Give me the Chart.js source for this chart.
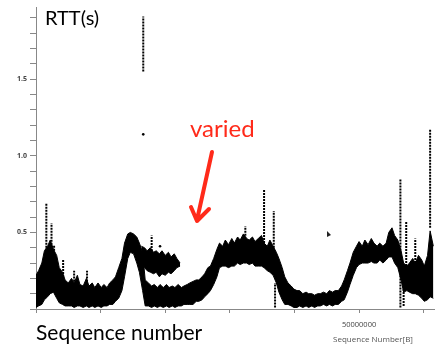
<!DOCTYPE html>
<html>
<head>
<meta charset="utf-8">
<script src="https://cdn.jsdelivr.net/npm/chart.js@4.4.0/dist/chart.umd.min.js"></script>
<style>
  html, body { margin: 0; padding: 0; background: #fff; overflow: hidden; }
  #wrap { width: 438px; height: 345px; }
</style>
</head>
<body>
<div id="wrap"><canvas id="rtt" width="438" height="345"></canvas></div>
<script>
// sequence numbers in millions of bytes, RTT in seconds

// main band of the trace: upper and lower edge
const bandSeq = [0.0, 0.4, 0.9, 1.3, 1.8, 2.2, 2.7, 3.2, 3.6, 4.1, 4.5, 5.0, 5.5, 5.9, 6.4, 6.8, 7.3, 7.8, 8.2, 8.7,
  9.1, 9.6, 10.1, 10.5, 11.0, 11.4, 11.9, 12.3, 12.8, 13.3, 13.7, 14.2, 14.6, 15.1, 15.6, 16.0, 16.5, 16.9, 17.4, 17.9,
  18.3, 18.8, 19.2, 19.7, 20.2, 20.6, 21.1, 21.5, 22.0, 22.5, 22.9, 23.4, 23.8, 24.3, 24.8, 25.2, 25.7, 26.1, 26.6, 27.0,
  27.5, 28.0, 28.4, 28.9, 29.3, 29.8, 30.3, 30.7, 31.2, 31.6, 32.1, 32.6, 33.0, 33.5, 33.9, 34.4, 34.9, 35.3, 35.8, 36.2,
  36.7, 37.2, 37.6, 38.1, 38.5, 39.0, 39.5, 39.9, 40.4, 40.8, 41.3, 41.8, 42.2, 42.7, 43.1, 43.6, 44.0, 44.5, 45.0, 45.4,
  45.9, 46.3, 46.8, 47.3, 47.7, 48.2, 48.6, 49.1, 49.6, 50.0, 50.5, 50.9, 51.4, 51.9, 52.3, 52.8, 53.2, 53.7, 54.2, 54.6,
  55.1, 55.5, 56.0, 56.5, 56.9, 57.4, 57.8, 58.3, 58.7, 59.2, 59.7, 60.1, 60.6, 61.0, 61.5]
const bandTop = [0.22, 0.25, 0.30, 0.38, 0.41, 0.45, 0.39, 0.35, 0.27, 0.24, 0.19, 0.17, 0.20, 0.17, 0.22, 0.16, 0.15, 0.20, 0.15, 0.17,
  0.14, 0.17, 0.14, 0.16, 0.14, 0.17, 0.19, 0.21, 0.27, 0.33, 0.43, 0.49, 0.50, 0.49, 0.47, 0.43, 0.37, 0.19, 0.17, 0.15,
  0.16, 0.14, 0.16, 0.14, 0.16, 0.14, 0.15, 0.14, 0.16, 0.14, 0.15, 0.16, 0.17, 0.18, 0.19, 0.19, 0.21, 0.23, 0.27, 0.28,
  0.33, 0.39, 0.43, 0.41, 0.45, 0.42, 0.46, 0.43, 0.47, 0.45, 0.49, 0.46, 0.45, 0.47, 0.44, 0.46, 0.48, 0.43, 0.41, 0.45,
  0.41, 0.37, 0.33, 0.27, 0.21, 0.17, 0.15, 0.13, 0.12, 0.12, 0.10, 0.11, 0.10, 0.10, 0.09, 0.10, 0.10, 0.11, 0.10, 0.12,
  0.11, 0.12, 0.12, 0.15, 0.19, 0.25, 0.30, 0.37, 0.41, 0.44, 0.41, 0.45, 0.42, 0.46, 0.43, 0.41, 0.43, 0.41, 0.43, 0.50,
  0.53, 0.48, 0.45, 0.38, 0.30, 0.28, 0.30, 0.33, 0.30, 0.35, 0.32, 0.28, 0.35, 0.51, 0.41]
const bandLow = [0.01, 0.02, 0.03, 0.06, 0.08, 0.10, 0.11, 0.07, 0.04, 0.03, 0.02, 0.02, 0.02, 0.01, 0.02, 0.02, 0.01, 0.02, 0.01, 0.02,
  0.01, 0.02, 0.01, 0.02, 0.02, 0.03, 0.03, 0.05, 0.07, 0.12, 0.21, 0.33, 0.37, 0.36, 0.30, 0.24, 0.12, 0.02, 0.02, 0.01,
  0.02, 0.01, 0.02, 0.01, 0.02, 0.01, 0.02, 0.01, 0.02, 0.02, 0.03, 0.03, 0.03, 0.03, 0.05, 0.05, 0.06, 0.08, 0.10, 0.12,
  0.16, 0.21, 0.27, 0.28, 0.28, 0.27, 0.28, 0.28, 0.30, 0.29, 0.30, 0.30, 0.29, 0.30, 0.28, 0.28, 0.28, 0.27, 0.25, 0.24,
  0.22, 0.17, 0.11, 0.06, 0.03, 0.03, 0.02, 0.01, 0.01, 0.02, 0.01, 0.02, 0.01, 0.02, 0.01, 0.02, 0.02, 0.03, 0.02, 0.03,
  0.02, 0.03, 0.03, 0.05, 0.06, 0.11, 0.16, 0.22, 0.27, 0.29, 0.30, 0.30, 0.30, 0.31, 0.30, 0.30, 0.32, 0.30, 0.32, 0.34,
  0.34, 0.30, 0.27, 0.19, 0.11, 0.12, 0.11, 0.10, 0.10, 0.09, 0.07, 0.05, 0.06, 0.08, 0.07]

// upper branch of the "varied" section
const variedSeq = [16.3, 16.8, 17.2, 17.7, 18.2, 18.6, 19.1, 19.5, 20.0, 20.5, 20.9, 21.4, 21.8, 22.3]
const variedTop = [0.41, 0.40, 0.38, 0.40, 0.37, 0.38, 0.36, 0.38, 0.35, 0.37, 0.34, 0.36, 0.33, 0.30]
const variedLow = [0.30, 0.27, 0.25, 0.24, 0.23, 0.24, 0.21, 0.23, 0.22, 0.24, 0.23, 0.25, 0.27, 0.28]

// vertical runs of samples (spikes)
const spikeSeq  = [1.6, 2.4, 2.8, 4.2, 5.9, 7.9, 16.6, 17.9, 32.4, 35.3, 36.8, 37.0, 56.4, 56.9, 57.3, 58.7, 61.0]
const spikeLow  = [0.38, 0.40, 0.38, 0.15, 0.14, 0.14, 1.55, 0.30, 0.40, 0.43, 0.38, 0.01, 0.01, 0.02, 0.28, 0.30, 0.53]
const spikeHigh = [0.69, 0.56, 0.42, 0.32, 0.25, 0.25, 1.91, 0.48, 0.54, 0.78, 0.64, 0.17, 0.85, 0.20, 0.57, 0.46, 1.17]

// isolated samples
const dotSeq = [16.6, 19.2]
const dotRtt = [1.14, 0.41]

const yTickLabels = ['0.5', '1.0', '1.5']
const xTickLabels = ['50000000']

const toPts = (xs, ys) => xs.map((x, i) => ({ x: x, y: ys[i] }))

// each spike = bottom point, top point, then a gap
const spikePts = spikeSeq.flatMap((x, i) => [
  { x: x, y: spikeLow[i] },
  { x: x, y: spikeHigh[i] },
  { x: x, y: null }
])

const edge = { type: 'line', showLine: true, borderColor: '#000', borderWidth: 1, pointRadius: 0, tension: 0 }

// texte posé par-dessus (annotations de la diapo)
const annotations = {
  id: 'annotations',
  afterDraw(chart) {
    const ctx = chart.ctx
    ctx.save()
    ctx.fillStyle = '#000'
    ctx.textBaseline = 'alphabetic'
    ctx.font = '20px Lato'
    ctx.fillText('RTT(s)', 45, 25)
    ctx.font = '21px Lato'
    ctx.fillText('Sequence number', 36, 340)

    ctx.fillStyle = '#ff2a1a'
    ctx.font = '24px Lato'
    ctx.fillText('varied', 190, 137)

    // flèche rouge
    ctx.strokeStyle = '#ff2a1a'
    ctx.lineWidth = 4
    ctx.lineCap = 'round'
    ctx.lineJoin = 'round'
    ctx.beginPath()
    ctx.moveTo(212, 152)
    ctx.lineTo(197, 220)
    ctx.moveTo(191, 207)
    ctx.lineTo(197, 221)
    ctx.lineTo(209, 209)
    ctx.stroke()

    // x axis title, centred on the full (cropped) axis
    ctx.fillStyle = '#555'
    ctx.font = '8px "Open Sans"'
    ctx.textAlign = 'center'
    ctx.fillText('Sequence Number[B]', 373, 342)

    // pointeur de souris
    ctx.fillStyle = '#222'
    ctx.beginPath()
    ctx.moveTo(327, 231)
    ctx.lineTo(327, 237)
    ctx.lineTo(331, 235)
    ctx.closePath()
    ctx.fill()
    ctx.restore()
  }
}

const config = {
  type: 'scatter',
  data: {
    datasets: [
      { ...edge, data: toPts(bandSeq, bandTop), fill: false },
      { ...edge, data: toPts(bandSeq, bandLow), fill: '-1', backgroundColor: '#000' },
      { ...edge, data: toPts(variedSeq, variedTop), fill: false },
      { ...edge, data: toPts(variedSeq, variedLow), fill: '-1', backgroundColor: '#000' },
      { type: 'line', data: spikePts, showLine: true, spanGaps: false, borderColor: '#000', borderWidth: 2, borderDash: [2, 1], pointRadius: 0 },
      { type: 'scatter', data: toPts(dotSeq, dotRtt), pointRadius: 1.3, backgroundColor: '#000', borderWidth: 0 }
    ]
  },
  options: {
    responsive: false,
    animation: false,
    devicePixelRatio: 1,
    layout: { padding: 0 },
    plugins: { legend: { display: false }, tooltip: { enabled: false } },
    scales: {
      x: {
        type: 'linear',
        min: 0,
        max: 61.6,
        afterFit(scale) { scale.height = 36 },
        grid: { drawOnChartArea: false, tickLength: 4, color: '#888' },
        border: { color: '#888' },
        ticks: {
          stepSize: 10,
          autoSkip: false,
          maxRotation: 0,
          includeBounds: false,
          padding: 7,
          color: '#444',
          font: { family: 'Open Sans', size: 7.5 },
          callback: v => {
            const s = String(Math.round(v * 1e6))
            return xTickLabels.includes(s) ? s : ''
          }
        }
      },
      y: {
        min: 0,
        max: 1.97,
        afterFit(scale) { scale.width = 36 },
        grid: { drawOnChartArea: false, tickLength: 6, color: '#888' },
        border: { color: '#888' },
        ticks: {
          stepSize: 0.1,
          autoSkip: false,
          includeBounds: false,
          padding: 3,
          color: '#444',
          font: { family: 'Open Sans', size: 7, weight: 'bold' },
          callback: v => yTickLabels.includes(v.toFixed(1)) ? v.toFixed(1) : ''
        }
      }
    }
  },
  plugins: [annotations]
}

const rttChart = new Chart(document.getElementById('rtt'), config)
</script>
</body>
</html>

....

- WHAT THIS TASK INVOLVES:
Quote, please, every line of the material above from its start through the line that has "// sequence numbers in millions of bytes, RTT in seconds", reproducing the words exactly and dropping any images.

- OUTPUT FOR THIS TASK:
Give me the Chart.js source for this chart.
<!DOCTYPE html>
<html>
<head>
<meta charset="utf-8">
<script src="https://cdn.jsdelivr.net/npm/chart.js@4.4.0/dist/chart.umd.min.js"></script>
<style>
  html, body { margin: 0; padding: 0; background: #fff; overflow: hidden; }
  #wrap { width: 438px; height: 345px; }
</style>
</head>
<body>
<div id="wrap"><canvas id="rtt" width="438" height="345"></canvas></div>
<script>
// sequence numbers in millions of bytes, RTT in seconds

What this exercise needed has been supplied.